[Entries with chart source code]
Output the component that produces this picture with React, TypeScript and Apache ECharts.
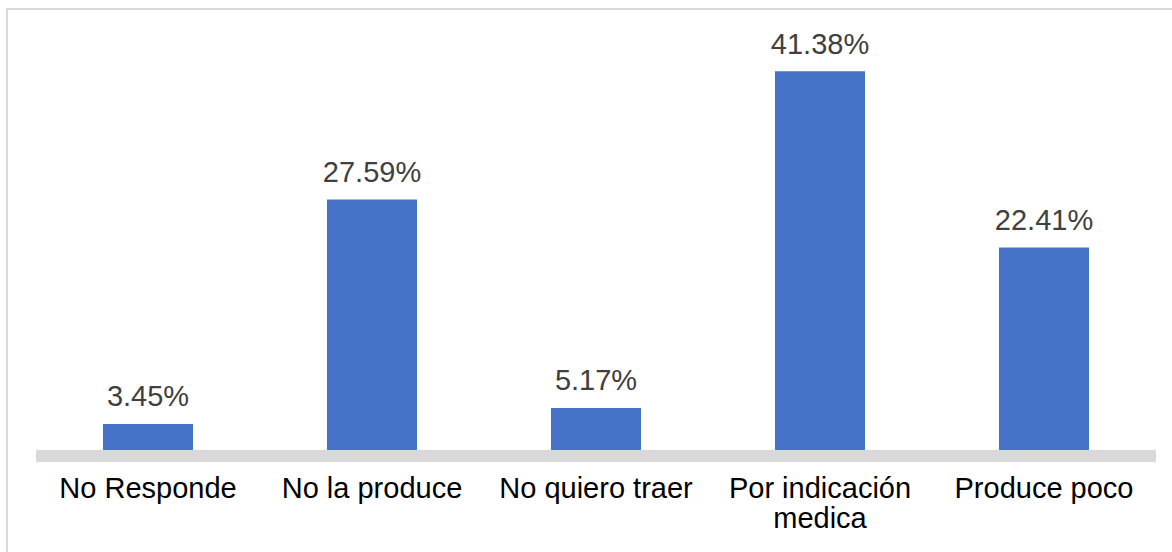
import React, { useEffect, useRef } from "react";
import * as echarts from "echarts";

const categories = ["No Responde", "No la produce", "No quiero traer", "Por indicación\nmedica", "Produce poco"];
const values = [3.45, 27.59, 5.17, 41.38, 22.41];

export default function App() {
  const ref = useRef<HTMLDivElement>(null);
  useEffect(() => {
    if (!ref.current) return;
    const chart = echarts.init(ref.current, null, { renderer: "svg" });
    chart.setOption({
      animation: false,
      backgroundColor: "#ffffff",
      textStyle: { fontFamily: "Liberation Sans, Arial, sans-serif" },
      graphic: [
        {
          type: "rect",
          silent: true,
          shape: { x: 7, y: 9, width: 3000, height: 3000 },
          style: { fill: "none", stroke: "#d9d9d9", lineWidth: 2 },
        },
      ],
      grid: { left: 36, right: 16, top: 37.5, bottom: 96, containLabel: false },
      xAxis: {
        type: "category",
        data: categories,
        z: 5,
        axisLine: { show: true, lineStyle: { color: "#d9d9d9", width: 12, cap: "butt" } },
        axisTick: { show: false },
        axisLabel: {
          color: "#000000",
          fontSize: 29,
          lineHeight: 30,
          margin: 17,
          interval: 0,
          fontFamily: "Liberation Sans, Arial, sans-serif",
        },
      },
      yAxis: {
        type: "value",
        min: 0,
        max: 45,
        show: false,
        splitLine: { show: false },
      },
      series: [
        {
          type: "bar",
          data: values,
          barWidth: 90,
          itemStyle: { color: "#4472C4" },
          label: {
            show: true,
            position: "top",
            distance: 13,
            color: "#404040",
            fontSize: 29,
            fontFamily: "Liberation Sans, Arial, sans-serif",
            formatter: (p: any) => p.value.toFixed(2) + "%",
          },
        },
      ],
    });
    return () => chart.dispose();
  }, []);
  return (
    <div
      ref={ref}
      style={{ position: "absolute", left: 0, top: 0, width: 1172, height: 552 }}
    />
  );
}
==
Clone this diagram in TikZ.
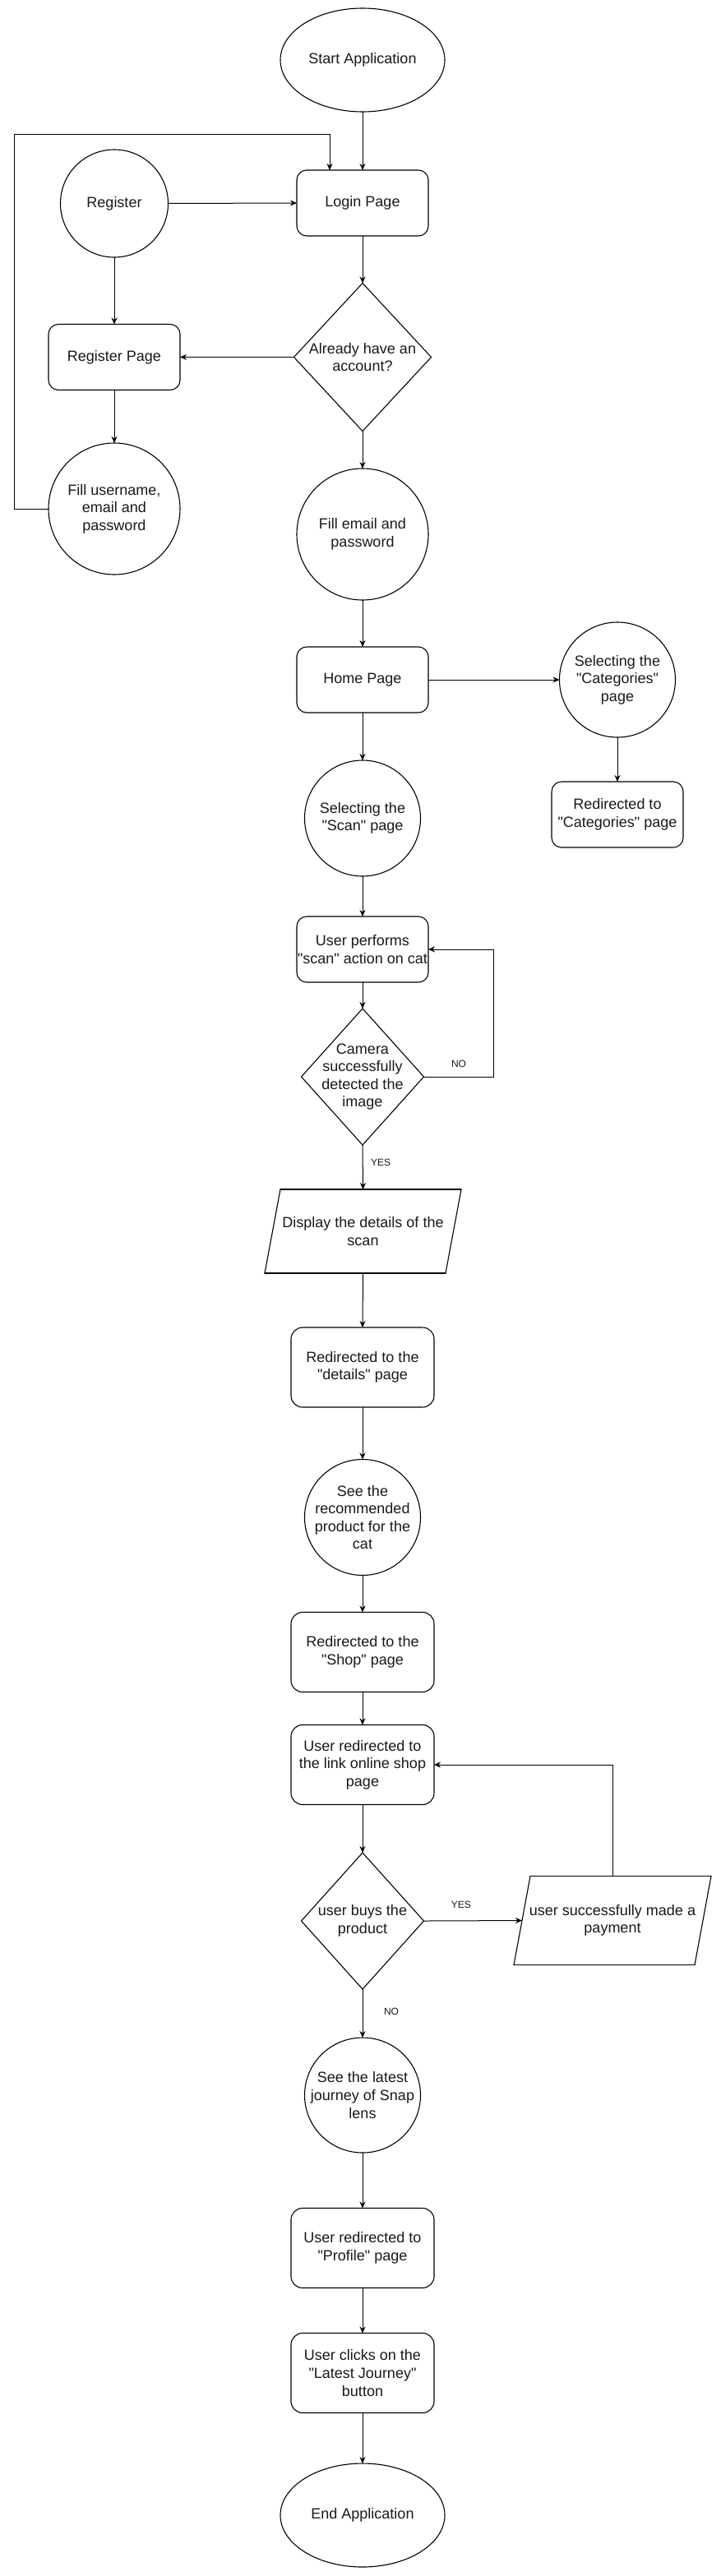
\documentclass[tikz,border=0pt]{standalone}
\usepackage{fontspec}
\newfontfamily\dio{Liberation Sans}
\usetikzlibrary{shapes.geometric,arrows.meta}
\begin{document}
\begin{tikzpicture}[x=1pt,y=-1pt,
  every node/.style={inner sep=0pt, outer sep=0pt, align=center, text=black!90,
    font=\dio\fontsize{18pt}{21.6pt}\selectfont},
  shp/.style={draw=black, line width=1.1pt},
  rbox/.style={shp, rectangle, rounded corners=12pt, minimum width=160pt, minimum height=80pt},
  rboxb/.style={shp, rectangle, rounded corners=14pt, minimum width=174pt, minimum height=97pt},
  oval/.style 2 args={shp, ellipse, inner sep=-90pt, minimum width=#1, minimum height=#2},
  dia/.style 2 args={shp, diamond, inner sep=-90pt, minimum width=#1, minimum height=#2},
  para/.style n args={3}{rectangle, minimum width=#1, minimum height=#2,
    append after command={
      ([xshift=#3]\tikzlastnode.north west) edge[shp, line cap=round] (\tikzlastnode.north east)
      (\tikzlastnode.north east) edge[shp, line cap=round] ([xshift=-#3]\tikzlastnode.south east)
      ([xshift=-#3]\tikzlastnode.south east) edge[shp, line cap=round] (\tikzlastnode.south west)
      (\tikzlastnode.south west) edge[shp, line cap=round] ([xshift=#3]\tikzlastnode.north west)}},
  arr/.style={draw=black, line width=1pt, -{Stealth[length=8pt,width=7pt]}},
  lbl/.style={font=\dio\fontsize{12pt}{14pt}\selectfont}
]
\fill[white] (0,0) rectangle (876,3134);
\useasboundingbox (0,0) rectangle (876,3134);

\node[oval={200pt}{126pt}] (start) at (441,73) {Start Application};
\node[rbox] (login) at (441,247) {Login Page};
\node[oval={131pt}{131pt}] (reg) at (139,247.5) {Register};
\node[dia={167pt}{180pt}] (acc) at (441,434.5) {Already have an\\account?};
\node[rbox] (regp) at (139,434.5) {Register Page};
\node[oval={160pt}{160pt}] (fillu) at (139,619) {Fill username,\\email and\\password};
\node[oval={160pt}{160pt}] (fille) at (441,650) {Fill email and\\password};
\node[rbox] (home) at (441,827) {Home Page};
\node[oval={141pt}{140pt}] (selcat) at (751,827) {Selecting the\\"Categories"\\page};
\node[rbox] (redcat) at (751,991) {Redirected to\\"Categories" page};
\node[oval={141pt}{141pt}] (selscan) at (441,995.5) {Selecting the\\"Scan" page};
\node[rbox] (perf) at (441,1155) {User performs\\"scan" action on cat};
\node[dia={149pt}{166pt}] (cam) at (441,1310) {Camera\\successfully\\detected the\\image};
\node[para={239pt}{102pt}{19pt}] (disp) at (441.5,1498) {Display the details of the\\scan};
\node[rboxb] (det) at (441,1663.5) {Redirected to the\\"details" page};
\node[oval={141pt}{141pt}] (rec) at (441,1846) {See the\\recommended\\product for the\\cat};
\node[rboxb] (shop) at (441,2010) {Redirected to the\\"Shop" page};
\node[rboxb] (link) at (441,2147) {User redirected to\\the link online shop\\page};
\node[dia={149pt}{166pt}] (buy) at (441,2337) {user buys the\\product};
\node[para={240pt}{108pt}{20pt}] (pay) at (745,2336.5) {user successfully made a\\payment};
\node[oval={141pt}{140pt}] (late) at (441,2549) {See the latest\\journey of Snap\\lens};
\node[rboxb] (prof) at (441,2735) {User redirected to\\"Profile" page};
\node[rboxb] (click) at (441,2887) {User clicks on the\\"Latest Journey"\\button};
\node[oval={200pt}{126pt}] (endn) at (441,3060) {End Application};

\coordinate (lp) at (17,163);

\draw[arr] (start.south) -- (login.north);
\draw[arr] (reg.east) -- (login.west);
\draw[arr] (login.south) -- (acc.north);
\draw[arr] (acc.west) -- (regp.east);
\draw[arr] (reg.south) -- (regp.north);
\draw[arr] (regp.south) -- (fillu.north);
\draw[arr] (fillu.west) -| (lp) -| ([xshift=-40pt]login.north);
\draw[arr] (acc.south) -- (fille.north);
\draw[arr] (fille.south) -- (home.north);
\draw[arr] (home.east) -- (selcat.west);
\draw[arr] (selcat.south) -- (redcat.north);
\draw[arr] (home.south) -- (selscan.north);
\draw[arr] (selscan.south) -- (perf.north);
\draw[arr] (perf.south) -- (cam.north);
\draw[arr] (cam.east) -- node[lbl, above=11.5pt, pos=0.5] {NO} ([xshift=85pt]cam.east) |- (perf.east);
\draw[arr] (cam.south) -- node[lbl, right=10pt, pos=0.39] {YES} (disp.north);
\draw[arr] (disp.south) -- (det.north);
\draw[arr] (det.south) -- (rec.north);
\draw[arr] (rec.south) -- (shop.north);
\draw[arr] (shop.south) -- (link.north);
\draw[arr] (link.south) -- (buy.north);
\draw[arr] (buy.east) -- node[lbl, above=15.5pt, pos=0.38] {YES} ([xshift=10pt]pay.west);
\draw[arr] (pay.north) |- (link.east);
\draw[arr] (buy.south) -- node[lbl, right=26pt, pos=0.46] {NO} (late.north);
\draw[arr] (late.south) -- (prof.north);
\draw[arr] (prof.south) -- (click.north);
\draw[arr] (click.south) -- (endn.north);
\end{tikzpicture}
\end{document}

__What you need to do__
Up in the listing, locate the line with "Output the component"; print it and every line after it down to the line with "const values = [3.45, 27.59, 5.17, 41.38, 22.41];", which is included too. Skip the pictures.

__Result of the task__
Output the component that produces this picture with React, TypeScript and Apache ECharts.
import React, { useEffect, useRef } from "react";
import * as echarts from "echarts";

const categories = ["No Responde", "No la produce", "No quiero traer", "Por indicación\nmedica", "Produce poco"];
const values = [3.45, 27.59, 5.17, 41.38, 22.41];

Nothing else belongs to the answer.